25 teams from 12 countries will compete at the European Rover Challenge finals.
This September, 25 of the world’s best student teams will present their rovers in one of the elite robotics competition finals – European Rover Challenge. Among them, on the largest artificial Marsyard in the world, we will see representations of 12 countries. The ERC 2023 program will also include interesting interdisciplinary debates on space exploration and the opportunity to experience state-of-the-art robotic solutions, as well as to drive a rover and perform a task with it on the scale of a real Mars mission.
The ERC jury tasked the participants with requirements similar to those presented by the largest space agencies. The teams presented a very high level during the eliminations and in the end, during the September finals of the competition we will see representatives from as many as 12 countries: Switzerland, Greece, Czech Republic, India, Germany, Turkey, Italy, Bangladesh, Spain, Egypt, Great Britain and Poland. The list of finalists opens with five teams:
- AGH Space Systems (Poland) – 82,67 pts
- STAR Dresden e.V. (Germany) – 81,75 pts
- Team DIANA (Italy) – 80,75 pts
- Frankfurt Robotics Science Team (Germany) – 79,75 pts
- Project RED (Italy) – 79,50 pts
The Martian competition is not the only attraction waiting for the visitors of the event. The ERC 2023 program will include interesting interdisciplinary debates on the survival of first astronauts in permanent lunar bases, as well as important topics related to the future of human settlement on the Red Planet and use of space technologies on Earth. At the same time, visitors to the event will be able to see modern robotic solutions and drive a rover performing a task resembling a real Mars mission.
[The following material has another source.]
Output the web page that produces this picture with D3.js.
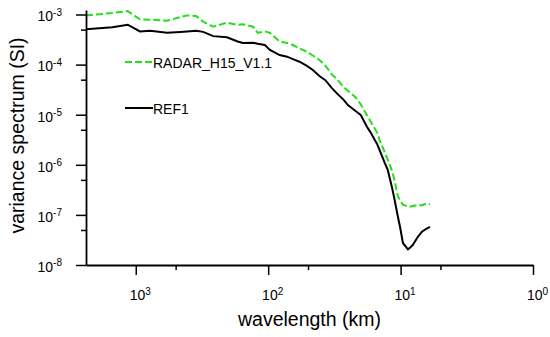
<!DOCTYPE html>
<html>
<head>
<meta charset="utf-8">
<script src="https://cdn.jsdelivr.net/npm/d3@7"></script>
<style>
  body { margin: 0; background: #fff; }
  svg { display: block; font-family: "Liberation Sans", Arial, sans-serif; }
</style>
</head>
<body>
<div id="chart"><svg width="550" height="337"></svg></div>
<script>
// wavelength grid (km), shared by both spectra
var wavelengths = [2376, 1500, 1150, 930, 780, 580, 460, 410, 350, 310, 260, 205, 170, 155, 130, 120, 106, 97, 82, 72,
    65, 58, 51, 46, 41, 37, 33, 30, 27, 25, 22, 20, 18, 17, 15, 14.4, 13.2, 12.5, 11.6, 11.1,
    10.5, 10.1, 9.6, 8.8, 8.5, 8.1, 7.4, 6.9, 6.6, 6.3, 6.0]

var radarValues = [9.6e-4, 1.07e-3, 1.17e-3, 8.0e-4, 7.9e-4, 7.5e-4, 8.9e-4, 9.6e-4, 9.3e-4, 7.2e-4, 5.7e-4, 6.9e-4, 6.2e-4, 6.4e-4, 5.7e-4, 4.3e-4, 4.6e-4, 4.3e-4, 2.9e-4, 2.7e-4,
    2.46e-4, 2.1e-4, 1.81e-4, 1.52e-4, 1.24e-4, 9.5e-5, 6.3e-5, 5.0e-5, 3.6e-5, 3.0e-5, 2.25e-5, 1.62e-5, 9.9e-6, 7.7e-6, 4.3e-6, 3.1e-6, 1.82e-6, 1.27e-6, 7.5e-7, 4.8e-7,
    2.4e-7, 1.95e-7, 1.6e-7, 1.48e-7, 1.46e-7, 1.5e-7, 1.58e-7, 1.55e-7, 1.65e-7, 1.6e-7, 1.65e-7]

var refValues = [5.07e-4, 5.55e-4, 6.25e-4, 4.6e-4, 4.75e-4, 4.3e-4, 4.48e-4, 4.6e-4, 4.75e-4, 4.5e-4, 3.7e-4, 3.51e-4, 2.9e-4, 2.7e-4, 2.74e-4, 2.6e-4, 2.46e-4, 1.96e-4, 1.55e-4, 1.44e-4,
    1.29e-4, 1.14e-4, 9.4e-5, 7.8e-5, 5.9e-5, 4.9e-5, 3.4e-5, 2.6e-5, 2.0e-5, 1.56e-5, 1.2e-5, 9.9e-6, 5.8e-6, 4.6e-6, 2.56e-6, 1.97e-6, 1.1e-6, 7.9e-7, 3.5e-7, 2.0e-7,
    9.4e-8, 5.8e-8, 2.75e-8, 2.06e-8, 2.2e-8, 2.5e-8, 3.67e-8, 4.6e-8, 5.0e-8, 5.4e-8, 5.8e-8]

var seriesNames = ['RADAR_H15_V1.1', 'REF1']

var xMajor = [1000, 100, 10, 1],
    xMinor = [500, 50, 5],
    yMajor = [1e-3, 1e-4, 1e-5, 1e-6, 1e-7, 1e-8],
    yMinor = [5e-4, 5e-5, 5e-6, 5e-7, 5e-8]

function Chart(config){
    var width = config.width,
        height = config.height,
        margin = config.margin,
        svg, x, y

    var innerW = width - margin.left - margin.right,
        innerH = height - margin.top - margin.bottom

    function chart(){
        svg = d3.select('#' + config.id).select('svg')
            .append('g')
            .attr('transform', 'translate(' + margin.left + ',' + margin.top + ')')

        x = d3.scaleLog().domain([2376, 1]).range([0, innerW])
        y = d3.scaleLog().domain([1e-8, 1.23e-3]).range([innerH, 0])

        drawLines()
        drawAxes()
        drawLegend()
    }

    const supLabel = (sel, d) => {
        var p = Math.round(Math.log10(d))
        sel.text(null)
        sel.append('tspan').text('10')
        sel.append('tspan').attr('dy', '-0.55em').attr('font-size', '10px').text(p)
    }

    const styleAxis = g => {
        g.selectAll('.domain').attr('stroke', '#000').attr('stroke-width', 1.8)
        g.selectAll('.tick line').attr('stroke', '#000').attr('stroke-width', 1.5)
        g.selectAll('.tick text').attr('font-size', '14px').attr('font-family', 'Liberation Sans, Arial, sans-serif').attr('fill', '#000')
    }

    const drawAxes = () => {
        // minor ticks first, no labels
        svg.append('g').attr('transform', 'translate(0,' + innerH + ')')
            .call(d3.axisBottom(x).tickValues(xMinor).tickSize(5).tickSizeOuter(0).tickFormat(''))
            .call(styleAxis)
            .select('.domain').remove()
        svg.append('g')
            .call(d3.axisLeft(y).tickValues(yMinor).tickSize(5).tickSizeOuter(0).tickFormat(''))
            .call(styleAxis)
            .select('.domain').remove()

        var xAxis = svg.append('g').attr('transform', 'translate(0,' + innerH + ')')
            .call(d3.axisBottom(x).tickValues(xMajor).tickSize(10).tickSizeOuter(0))
            .call(styleAxis)
        xAxis.selectAll('.tick text').attr('y', 35).attr('dy', 0).attr('dx', '4px').each(function(d){ supLabel(d3.select(this), d) })

        var yAxis = svg.append('g')
            .call(d3.axisLeft(y).tickValues(yMajor).tickSize(10).tickSizeOuter(0).tickPadding(12))
            .call(styleAxis)
        yAxis.selectAll('.tick text').attr('dy', '0.45em').attr('dx', '-2px').each(function(d){ supLabel(d3.select(this), d) })

        svg.append('text')
            .attr('x', innerW / 2).attr('y', innerH + 61)
            .attr('text-anchor', 'middle').attr('font-size', '19.5px')
            .text('wavelength (km)')

        svg.append('text')
            .attr('transform', 'translate(' + (24 - margin.left) + ',' + (innerH / 2 - 2) + ') rotate(-90)')
            .attr('text-anchor', 'middle').attr('font-size', '19.5px')
            .text('variance spectrum (SI)')
    }

    const drawLines = () => {
        var line = vals => d3.line()
            .x((d, i) => x(wavelengths[i]))
            .y(d => y(d))(vals)

        svg.append('path').attr('d', line(refValues))
            .attr('fill', 'none').attr('stroke', '#000').attr('stroke-width', 2)
        svg.append('path').attr('d', line(radarValues))
            .attr('fill', 'none').attr('stroke', '#22e01a').attr('stroke-width', 2)
            .attr('stroke-dasharray', '7,3')
    }

    const drawLegend = () => {
        var items = [
            {name: seriesNames[0], color: '#22e01a', dash: '7,3', y: 52},
            {name: seriesNames[1], color: '#000', dash: null, y: 98}
        ]
        var lg = svg.append('g').attr('transform', 'translate(' + (125 - margin.left) + ',0)')
        items.forEach(it => {
            lg.append('line').attr('x1', 0).attr('x2', 28).attr('y1', it.y).attr('y2', it.y)
                .attr('stroke', it.color).attr('stroke-width', 2).attr('stroke-dasharray', it.dash)
            lg.append('text').attr('x', 28).attr('y', it.y + 5.5).attr('font-size', '14px').text(it.name)
        })
    }

    return chart
}

var myChart = Chart({id: 'chart', width: 550, height: 337, margin: {top: 10, left: 86, right: 17, bottom: 72}})
myChart()
</script>
</body>
</html>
This year’s speakers include: Les Johnson, physicist, award-winning author of science-fiction books and NASA technologist; Alessandro Golkar, professor at MIT and the Technical University of Munich – specialist in Nanosatellites and Satellite Constellations, former Vice President and Head of the Concurrent Design Facility at the Airbus Corporate Technology Office in Toulouse; Maria Antonietta Perino – Director of Space Economy Exploration and International Network at Thales Alenia Space; Shelli Brunswick – Chief Operating Officer of the Space Foundation; Raphael Roettgen of E2MC Ventures, a venture capital fund supporting companies in the space sector and Nico Dettmann – Group Leader for the Development of Lunar Exploration Projects, in the Directorate of Manned and Robotic Exploration at the European Space Agency’s European Research and Technology Center (ESTEC).
Thanks to broadcasts and social media coverage, the ERC can be joined by audiences from all over the world. Last year’s edition of the event was attended by nearly half a million people from the farthest corners of the globe. This year, the competition will be held from 15 to 17 September and, as in previous years, it will be conducted in two formulas: on-site, in which robots constructed by the teams will take part, and a unique remote formula in which competitors from all over the world will connect remotely. The participants of the remote formula of the competition will be announced in August, after qualifications.
European Rover Challenge is held under the patronage of the European Space Agency and the Polish Space Agency. The event has also been supported over the years by the presence of the astronauts of NASA and heads of robotics departments of ESA, representatives of the European Union Space Program Agency EUSPA, as well as international organizations and space companies.
The co-organizers of this year’s ERC are the European Space Foundation, Kielce University of Technology and Swietokrzyskie Voivodeship. Once again Kielce is the Host City of the event, and the event’s Partners are, among others: Mars Society Poland, Poznan University of Technology, Polish Space Professionals Association, Polish Space Industry Association, Pyramid Games, Pokojowy Patrol and the American corporation MathWorks and RedWire.
The project is partially financed by the “Social Responsibility of Science” program of the Minister of Education and Science.